■ **Information supplied**
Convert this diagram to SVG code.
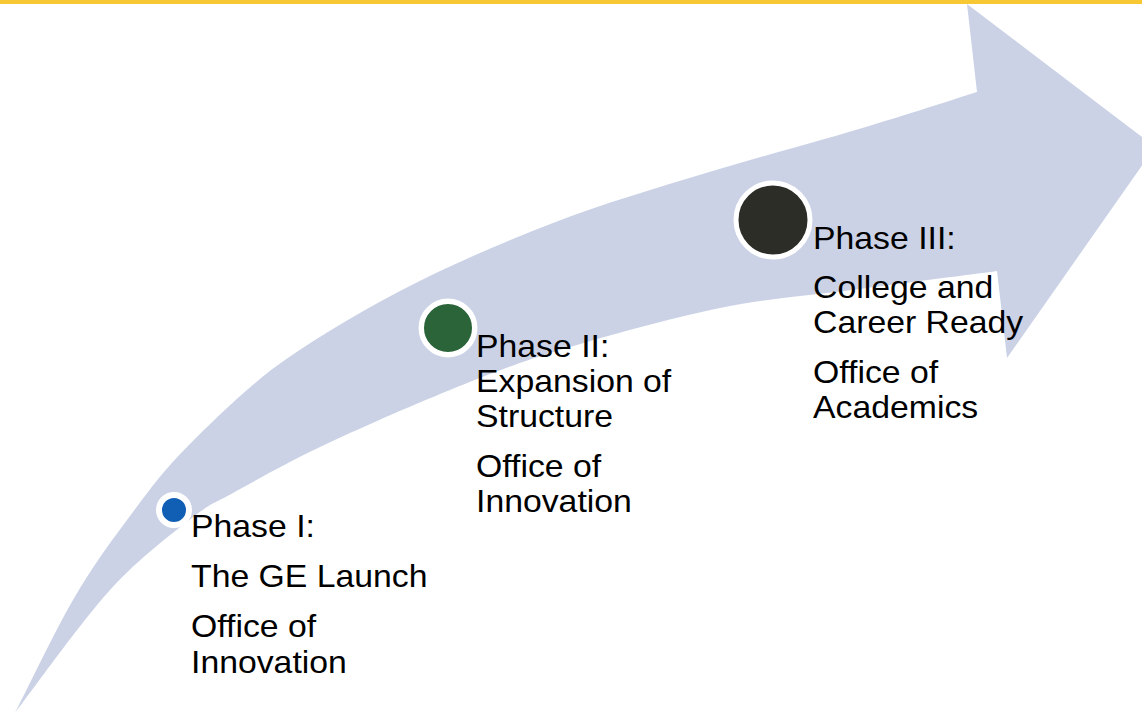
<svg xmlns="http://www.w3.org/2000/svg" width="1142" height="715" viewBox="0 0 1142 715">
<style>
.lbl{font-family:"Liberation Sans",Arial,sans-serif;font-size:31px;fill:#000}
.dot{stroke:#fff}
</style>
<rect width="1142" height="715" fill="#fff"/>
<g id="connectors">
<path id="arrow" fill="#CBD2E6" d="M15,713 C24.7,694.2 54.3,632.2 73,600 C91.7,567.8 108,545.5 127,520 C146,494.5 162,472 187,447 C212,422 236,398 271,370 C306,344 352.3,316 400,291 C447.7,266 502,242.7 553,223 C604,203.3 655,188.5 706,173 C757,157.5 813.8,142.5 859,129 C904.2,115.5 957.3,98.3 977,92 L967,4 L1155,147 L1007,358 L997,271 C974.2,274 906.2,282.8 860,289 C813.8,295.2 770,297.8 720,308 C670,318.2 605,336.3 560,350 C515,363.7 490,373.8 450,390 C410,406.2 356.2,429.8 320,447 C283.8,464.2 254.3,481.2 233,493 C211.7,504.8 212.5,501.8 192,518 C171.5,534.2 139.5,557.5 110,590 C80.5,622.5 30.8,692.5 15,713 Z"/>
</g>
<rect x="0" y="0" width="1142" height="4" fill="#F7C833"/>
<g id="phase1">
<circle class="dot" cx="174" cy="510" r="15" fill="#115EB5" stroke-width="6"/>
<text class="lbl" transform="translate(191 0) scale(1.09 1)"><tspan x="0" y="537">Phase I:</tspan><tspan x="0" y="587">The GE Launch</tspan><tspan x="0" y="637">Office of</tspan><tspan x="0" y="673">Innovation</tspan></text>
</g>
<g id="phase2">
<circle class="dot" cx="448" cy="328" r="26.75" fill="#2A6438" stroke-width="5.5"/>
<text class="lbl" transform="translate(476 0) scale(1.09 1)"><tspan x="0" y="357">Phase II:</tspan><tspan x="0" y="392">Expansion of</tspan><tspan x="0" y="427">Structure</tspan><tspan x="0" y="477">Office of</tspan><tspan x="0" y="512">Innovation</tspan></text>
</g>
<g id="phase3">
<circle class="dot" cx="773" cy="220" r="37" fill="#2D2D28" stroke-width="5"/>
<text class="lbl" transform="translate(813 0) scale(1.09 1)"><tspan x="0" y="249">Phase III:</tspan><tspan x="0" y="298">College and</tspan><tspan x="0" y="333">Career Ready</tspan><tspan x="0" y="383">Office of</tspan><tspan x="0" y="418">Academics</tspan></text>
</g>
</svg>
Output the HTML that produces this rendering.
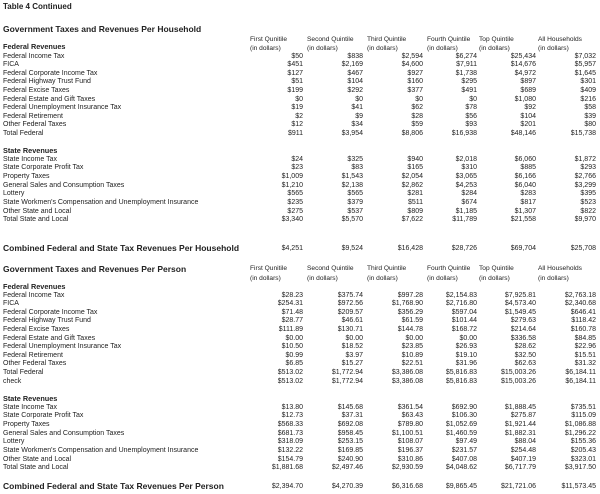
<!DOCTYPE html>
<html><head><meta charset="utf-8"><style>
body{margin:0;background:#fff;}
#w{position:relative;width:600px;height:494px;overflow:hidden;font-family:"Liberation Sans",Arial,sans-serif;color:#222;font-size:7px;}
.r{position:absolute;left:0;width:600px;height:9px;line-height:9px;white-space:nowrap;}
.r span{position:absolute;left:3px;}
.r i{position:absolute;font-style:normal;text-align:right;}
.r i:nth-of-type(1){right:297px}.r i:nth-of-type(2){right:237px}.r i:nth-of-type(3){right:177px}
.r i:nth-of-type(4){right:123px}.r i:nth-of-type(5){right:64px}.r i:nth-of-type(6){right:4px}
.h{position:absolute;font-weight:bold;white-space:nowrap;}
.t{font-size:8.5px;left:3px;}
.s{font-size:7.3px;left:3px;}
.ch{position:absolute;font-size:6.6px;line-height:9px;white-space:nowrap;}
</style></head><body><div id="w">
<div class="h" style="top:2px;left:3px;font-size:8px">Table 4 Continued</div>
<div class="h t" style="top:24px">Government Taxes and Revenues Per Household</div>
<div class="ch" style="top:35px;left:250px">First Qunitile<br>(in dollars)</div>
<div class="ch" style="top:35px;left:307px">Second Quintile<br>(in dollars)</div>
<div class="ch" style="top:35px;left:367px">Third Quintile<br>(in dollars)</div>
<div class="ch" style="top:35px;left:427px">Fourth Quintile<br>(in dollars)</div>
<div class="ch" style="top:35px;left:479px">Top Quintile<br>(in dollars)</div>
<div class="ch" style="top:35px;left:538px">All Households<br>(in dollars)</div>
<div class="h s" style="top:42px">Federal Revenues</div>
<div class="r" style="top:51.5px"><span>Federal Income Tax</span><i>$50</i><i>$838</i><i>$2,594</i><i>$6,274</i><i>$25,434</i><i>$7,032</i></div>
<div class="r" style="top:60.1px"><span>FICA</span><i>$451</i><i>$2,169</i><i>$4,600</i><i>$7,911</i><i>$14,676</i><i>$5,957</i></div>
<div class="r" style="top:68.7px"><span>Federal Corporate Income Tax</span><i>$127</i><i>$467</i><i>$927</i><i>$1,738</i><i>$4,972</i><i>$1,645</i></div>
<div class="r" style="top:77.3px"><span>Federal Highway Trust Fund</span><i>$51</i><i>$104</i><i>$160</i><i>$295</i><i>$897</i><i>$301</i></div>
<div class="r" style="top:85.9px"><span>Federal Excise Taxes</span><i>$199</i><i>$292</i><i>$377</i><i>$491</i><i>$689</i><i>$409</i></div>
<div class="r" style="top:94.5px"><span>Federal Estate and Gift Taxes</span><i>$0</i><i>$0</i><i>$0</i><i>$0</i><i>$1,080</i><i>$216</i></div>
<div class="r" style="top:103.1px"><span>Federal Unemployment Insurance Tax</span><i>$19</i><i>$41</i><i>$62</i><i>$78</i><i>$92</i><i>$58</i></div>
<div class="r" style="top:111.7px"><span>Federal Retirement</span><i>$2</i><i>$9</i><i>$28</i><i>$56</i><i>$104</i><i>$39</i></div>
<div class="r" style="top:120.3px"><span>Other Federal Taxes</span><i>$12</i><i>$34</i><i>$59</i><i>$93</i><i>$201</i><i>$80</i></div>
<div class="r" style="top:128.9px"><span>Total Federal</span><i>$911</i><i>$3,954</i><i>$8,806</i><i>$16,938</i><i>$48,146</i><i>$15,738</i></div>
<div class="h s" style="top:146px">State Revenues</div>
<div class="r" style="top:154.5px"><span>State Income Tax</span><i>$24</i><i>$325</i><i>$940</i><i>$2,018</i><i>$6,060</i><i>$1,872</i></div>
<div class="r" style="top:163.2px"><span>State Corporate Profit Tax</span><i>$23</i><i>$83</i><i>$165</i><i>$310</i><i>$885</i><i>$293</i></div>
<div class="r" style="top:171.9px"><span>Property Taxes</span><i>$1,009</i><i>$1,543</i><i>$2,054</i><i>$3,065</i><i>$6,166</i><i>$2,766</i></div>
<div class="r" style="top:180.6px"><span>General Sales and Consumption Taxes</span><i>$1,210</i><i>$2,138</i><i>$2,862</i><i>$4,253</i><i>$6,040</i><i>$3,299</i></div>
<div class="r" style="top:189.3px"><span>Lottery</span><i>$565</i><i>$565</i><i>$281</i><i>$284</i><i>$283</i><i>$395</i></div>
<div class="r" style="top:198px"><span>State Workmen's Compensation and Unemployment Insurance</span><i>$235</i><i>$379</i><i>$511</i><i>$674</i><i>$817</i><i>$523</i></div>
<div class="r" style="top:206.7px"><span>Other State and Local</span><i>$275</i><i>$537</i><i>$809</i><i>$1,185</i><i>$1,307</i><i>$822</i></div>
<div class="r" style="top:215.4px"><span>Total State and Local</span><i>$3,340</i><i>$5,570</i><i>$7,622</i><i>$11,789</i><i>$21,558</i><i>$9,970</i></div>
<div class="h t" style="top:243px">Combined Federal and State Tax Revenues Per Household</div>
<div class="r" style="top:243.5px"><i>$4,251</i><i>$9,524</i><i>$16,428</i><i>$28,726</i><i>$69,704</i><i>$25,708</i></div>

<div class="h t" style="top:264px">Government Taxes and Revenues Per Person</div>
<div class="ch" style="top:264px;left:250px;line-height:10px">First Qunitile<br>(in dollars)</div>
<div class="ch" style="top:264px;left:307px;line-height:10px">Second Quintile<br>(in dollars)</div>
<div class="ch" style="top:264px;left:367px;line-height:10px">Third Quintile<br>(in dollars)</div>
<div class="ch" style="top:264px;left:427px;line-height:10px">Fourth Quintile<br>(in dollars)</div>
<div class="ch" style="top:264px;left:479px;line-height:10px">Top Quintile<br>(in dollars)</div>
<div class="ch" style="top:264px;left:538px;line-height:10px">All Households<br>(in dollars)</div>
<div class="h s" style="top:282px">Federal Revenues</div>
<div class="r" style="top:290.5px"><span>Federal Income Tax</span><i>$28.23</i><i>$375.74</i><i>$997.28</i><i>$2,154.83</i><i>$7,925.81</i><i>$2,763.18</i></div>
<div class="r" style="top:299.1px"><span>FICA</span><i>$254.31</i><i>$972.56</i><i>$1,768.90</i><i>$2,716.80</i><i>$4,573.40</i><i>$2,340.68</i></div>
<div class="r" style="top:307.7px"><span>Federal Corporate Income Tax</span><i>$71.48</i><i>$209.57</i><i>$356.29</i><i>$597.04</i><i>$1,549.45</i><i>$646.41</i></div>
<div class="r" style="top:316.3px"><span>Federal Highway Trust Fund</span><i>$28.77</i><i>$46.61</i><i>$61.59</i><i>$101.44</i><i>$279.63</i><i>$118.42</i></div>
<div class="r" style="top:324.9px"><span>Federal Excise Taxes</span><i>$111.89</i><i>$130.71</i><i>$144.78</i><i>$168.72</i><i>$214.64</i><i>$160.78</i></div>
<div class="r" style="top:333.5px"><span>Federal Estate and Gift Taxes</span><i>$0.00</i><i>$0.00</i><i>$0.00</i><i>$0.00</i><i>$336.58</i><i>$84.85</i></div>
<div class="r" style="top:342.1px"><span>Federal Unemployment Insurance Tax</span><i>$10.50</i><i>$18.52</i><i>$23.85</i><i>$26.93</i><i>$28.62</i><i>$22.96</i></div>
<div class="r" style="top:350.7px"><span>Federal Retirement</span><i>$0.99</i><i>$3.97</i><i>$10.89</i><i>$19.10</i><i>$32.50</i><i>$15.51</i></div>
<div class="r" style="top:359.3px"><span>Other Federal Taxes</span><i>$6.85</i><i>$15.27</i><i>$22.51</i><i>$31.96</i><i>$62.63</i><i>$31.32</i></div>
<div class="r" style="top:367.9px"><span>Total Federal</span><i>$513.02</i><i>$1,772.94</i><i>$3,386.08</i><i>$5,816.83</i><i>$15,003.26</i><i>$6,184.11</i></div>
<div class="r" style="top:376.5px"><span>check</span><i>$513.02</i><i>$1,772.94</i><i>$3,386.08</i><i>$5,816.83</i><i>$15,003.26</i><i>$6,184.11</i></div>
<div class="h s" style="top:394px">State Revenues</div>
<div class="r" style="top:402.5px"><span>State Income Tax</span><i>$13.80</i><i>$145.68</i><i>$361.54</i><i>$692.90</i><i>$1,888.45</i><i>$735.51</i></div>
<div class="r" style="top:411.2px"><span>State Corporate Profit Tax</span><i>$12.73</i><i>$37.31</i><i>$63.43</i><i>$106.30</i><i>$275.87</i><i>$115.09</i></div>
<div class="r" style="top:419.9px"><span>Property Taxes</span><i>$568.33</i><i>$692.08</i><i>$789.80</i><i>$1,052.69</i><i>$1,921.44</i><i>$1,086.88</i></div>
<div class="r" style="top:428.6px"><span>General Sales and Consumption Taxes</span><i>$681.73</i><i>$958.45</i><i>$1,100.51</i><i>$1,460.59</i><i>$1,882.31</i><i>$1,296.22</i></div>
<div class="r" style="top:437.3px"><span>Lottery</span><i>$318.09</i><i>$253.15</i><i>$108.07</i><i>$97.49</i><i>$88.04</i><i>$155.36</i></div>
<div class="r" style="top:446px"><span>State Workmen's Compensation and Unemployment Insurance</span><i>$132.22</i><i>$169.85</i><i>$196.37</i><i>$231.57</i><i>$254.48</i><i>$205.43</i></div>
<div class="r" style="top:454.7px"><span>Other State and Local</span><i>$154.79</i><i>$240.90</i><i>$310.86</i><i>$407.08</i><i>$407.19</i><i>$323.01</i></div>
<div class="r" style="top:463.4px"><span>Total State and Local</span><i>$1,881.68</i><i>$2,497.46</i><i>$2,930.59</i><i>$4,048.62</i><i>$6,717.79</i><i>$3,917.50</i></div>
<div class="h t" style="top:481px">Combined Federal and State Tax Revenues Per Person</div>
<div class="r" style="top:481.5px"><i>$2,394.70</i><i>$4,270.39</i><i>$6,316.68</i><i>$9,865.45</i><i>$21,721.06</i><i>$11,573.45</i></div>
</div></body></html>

■ **Brief**
Look over the listing above. Pick out and copy every line that includes "this".

■ **Exercise result**
Convert this diagram to SVG code.
Output the HTML that produces this rendering.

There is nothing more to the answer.